Let me start this week with a quote I showed you recently. It’s especially pertinent given Donald Trump’s surprise election victory last week.
It’s from Thinking, Fast and Slow, a book by psychologist Danny Kahneman.
It details a famous study done by University of Pennsylvania professor Philip Tetlock:
‘Tetlock interviewed 284 people who made their living commenting or offering advice on political or economic trends. He asked them to assess the probabilities that certain events would occur in the not too distant future, both in areas of the world in which they specialised and in regions about which they had less knowledge.
‘In, all, Tetlock gathered around 80,000 predictions.
‘Respondents were asked to rate the probabilities of three alternative outcomes in every case, the persistence of the status quo, more of something such as political freedom or economic growth, or less of that thing.
‘The results were devastating. The experts performed worse than they would have if they simply assigned equal probabilities to each of the three potential outcomes.
‘In other words, people who spent their time, and earn their living studying a particular topic, produce poorer predictions than dart throwing monkeys who would’ve distributed their choices evenly over the options.’
After the events of last week, I’m sure you would agree that dart-throwing monkeys would have had a better chance of predicting the election than most of the political pundits out there.
It just goes to show why you need to take any expert’s ‘opinion’ with a big grain of salt.
When I published this quote a few weeks ago, I got a few responses asking whether I was talking about the experts at Port Phillip Publishing too, and whether I was shooting our business in the foot by bringing this up.
The answers to those questions are ‘yes’ and ‘no’. Look, no one can predict the future accurately all the time, or even much of the time. So you have to take any prediction about the future with a grain of salt, regardless of whether it’s from a trusted source, or an anonymous one.
In the investment world, it means not putting everything on a red or black outcome. It means creating a strategy to deal with any outcome, rather than hoping you’ve picked the right one…or picked a person to follow who has picked the right outcome.
And no, I’m not shooting our business in the foot. Firstly, I don’t think being honest with your readers is ever a business threat, however uncomfortable the honesty might be.
Unless the business is a fragile one, that is.
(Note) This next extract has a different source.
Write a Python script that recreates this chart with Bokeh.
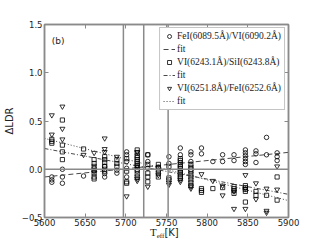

For example, most of the financial industry is fragile. It depends on the ongoing expansion of credit and debt, and the ongoing rise in asset prices.
When times are good, financial firms will tell you that they have an edge because of such and such a way that they do things. They are ‘unique’. But it’s all rubbish. As soon as a bear market hits, they are all in trouble.
Or take real estate. The industry is enjoying a massive tailwind…at least in Sydney and Melbourne. How do you think it would go in a prolonged downturn?
Our business does well in a downturn because we constantly try to provide ideas as to why certain things are happening. Those ideas might not be right, but we are thinking, and being honest, about them.
And if you’ve been reading any of our publications for a while, you’ll know that we have diverse views across the business. There is no ‘company view’.
Our mantra is that we all have different views, and that we encourage you to think for yourself — to be truly independent. Use us as a guide if you want, but the path to personal development and financial independence involves gaining greater control over your thoughts and actions.
We don’t want, or expect, you to blindly follow our recommendations. Or, if you do, know that we could be wrong; always have a plan to manage that situation if it occurs.
The curse of the ‘independent’ investor is that they try to ‘follow’ someone and constantly change who it is they follow. The problem with this is twofold:
It prevents you from taking personal responsibility for your actions. There’s always someone to blame if things don’t work out. And if you can’t accept that the mistake was yours, you’ll never see the problem as yours to fix. As a result, you’ll keep making the same mistake, in a variety of ways, over and over.
Here’s my tip: Read as much as you can. But when it comes to reading opinions, be wary. Make sure that they are well reasoned and have a strong basis in fact. Make sure that you’re not being seduced by your biases. Keep in mind that an opinion is just that — an educated guess that is no better than a dart-throwing monkey.
Opinions may be interesting and entertaining to read, but understand that it is little more than that.
Just think of all the gibberish written in the lead up to the election…and the hindsight bias in full flight now that Trump got the job done. All of it noise…and of no particular use to an investor.
Ironically, I’m hoping this opinion piece is a little more useful than just gibberish. I’m hoping it will encourage you to really think, which will only make you a better, more independent investor.
Tomorrow I’ll get back to writing about the market and money. I hope it will be interesting and entertaining. But it will be little more than just that.